Long-acting interleukin-7 improves the efficacy of oncolytic viral therapy in glioblastoma

Nature Communications | ( 2026) 17:2893

Abstract:

Despite advances in immunotherapy, the prognosis for patients with glioblastoma
(GBM) remains poor. The efficacy of GBM-targeted immunotherapies
is limited by the paucity of functional T cells in the tumor
microenvironment, a consequence of the local and systemic immunosuppression
prevalent in patients with GBM. To overcome these challenges, here
we develop a treatment strategy we term “expand and pull,” which uses systemic
administration of rhIL-7-hyFc, a long-acting recombinant human interleukin-
7, to increase peripheral T cell abundance (“expand”), followed by
intratumoral oncolytic virus treatment to recruit these cells to the tumor
microenvironment (“pull”). We show that rhIL-7-hyFc improves the efficacy of
multiple oncolytic viral therapies in syngeneic immuno-resistant mouse
models of glioma.
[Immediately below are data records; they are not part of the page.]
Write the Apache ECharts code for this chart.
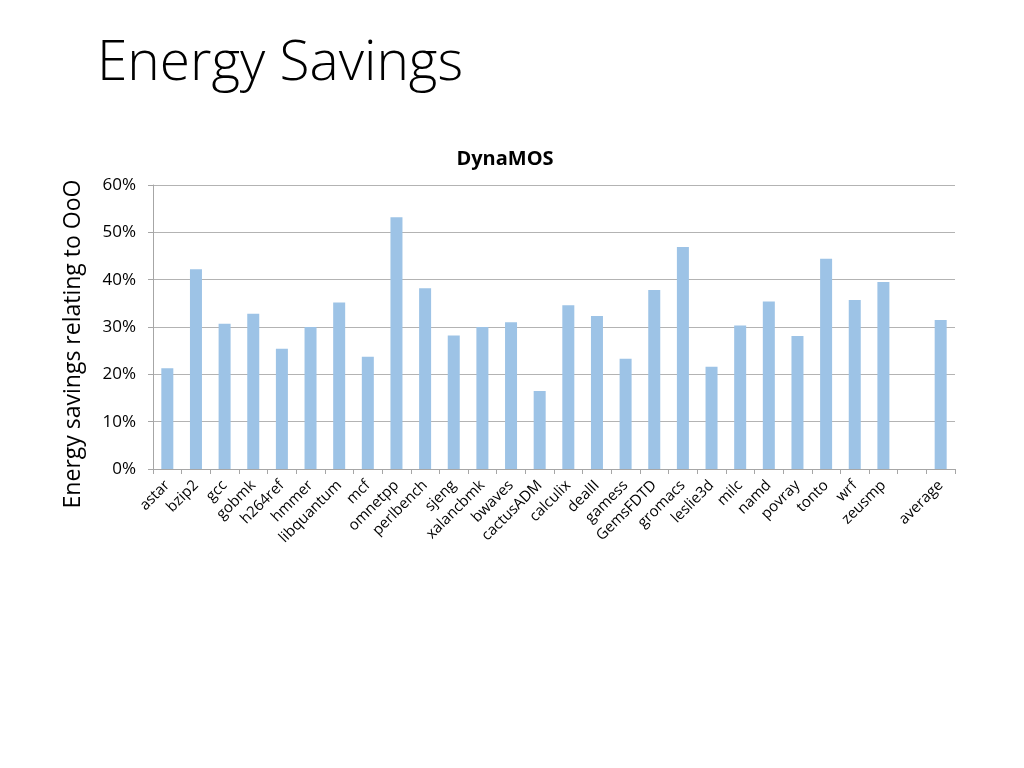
<!DOCTYPE html>
<html>
<head>
<meta charset="utf-8">
<script src="https://cdn.jsdelivr.net/npm/echarts@6/dist/echarts.min.js"></script>
<style>html,body{margin:0;padding:0;background:#fff;}#c{width:1024px;height:768px;}</style>
</head>
<body>
<div id="c"></div>
<script>
const categories = ['astar','bzip2','gcc','gobmk','h264ref','hmmer','libquantum','mcf','omnetpp','perlbench','sjeng','xalancbmk','bwaves','cactusADM','calculix','dealII','gamess','GemsFDTD','gromacs','leslie3d','milc','namd','povray','tonto','wrf','zeusmp','','average'];
const savings = [21.3,42.2,30.7,32.8,25.4,30.0,35.2,23.7,53.2,38.2,28.2,30.0,31.0,16.5,34.6,32.3,23.3,37.8,46.9,21.6,30.3,35.4,28.1,44.4,35.7,39.5,null,31.5];
const yTicks = [0,10,20,30,40,50,60];

const chart = echarts.init(document.getElementById('c'));
chart.setOption({
  animation: false,
  title: [
    {text: 'Energy Savings', left: 92, top: 32,
     textStyle: {fontFamily: 'Open Sans', fontWeight: 300, fontSize: 55, color: '#000'}},
    {text: 'DynaMOS', left: 500, top: 144, textAlign: 'center',
     textStyle: {fontFamily: 'Open Sans', fontWeight: 'bold', fontSize: 20, color: '#000'}}
  ],
  graphic: [{
    type: 'text', x: 73, y: 344, rotation: Math.PI / 2,
    style: {text: 'Energy savings relating to OoO', fontFamily: 'Open Sans', fontSize: 23,
            fill: '#000', textAlign: 'center', textVerticalAlign: 'middle'}
  }],
  grid: {left: 153, right: 69, top: 185, bottom: 299, containLabel: false},
  xAxis: {
    type: 'category', data: categories,
    axisLine: {show: true, lineStyle: {color: '#a6a6a6'}},
    axisTick: {show: true, alignWithLabel: false, length: 5, lineStyle: {color: '#a6a6a6'}},
    axisLabel: {interval: 0, rotate: 45, fontFamily: 'Open Sans', fontSize: 15, color: '#000', margin: 14}
  },
  yAxis: {
    type: 'value', min: 0, max: 60, interval: 10,
    axisLine: {show: true, lineStyle: {color: '#a6a6a6'}},
    axisTick: {show: true, length: 5, lineStyle: {color: '#a6a6a6'}},
    axisLabel: {formatter: v => yTicks.includes(v) ? v + '%' : '', fontFamily: 'Open Sans', fontSize: 17, color: '#000', margin: 17},
    splitLine: {show: true, lineStyle: {color: '#b3b3b3', width: 1}}
  },
  series: [{
    type: 'bar', data: savings, barWidth: 12,
    itemStyle: {color: '#9dc3e6'}
  }]
});
</script>
</body>
</html>
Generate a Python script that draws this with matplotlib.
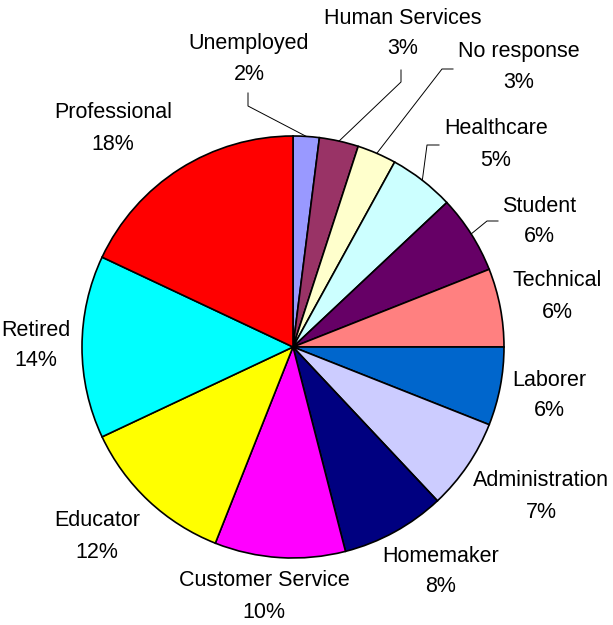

Combining rhIL-7-hyFc and Zika virus (ZIKV) increases
systemic and intratumoral T cell abundance, improves cytotoxic T cell function,
and delays expression of inhibitory checkpoint receptors, resulting in
long-term tumor-free survival. We observe similar survival efficacy in experiments
using a safer, genetically modified Δ10 3′-UTR ZIKV, as well as the
clinically tested oncolytic adenovirus, Delta24-RGD. Collectively, our findings
demonstrate that augmentation of both the systemic and local immune
responses improves the utility of GBM-targeted immunotherapies.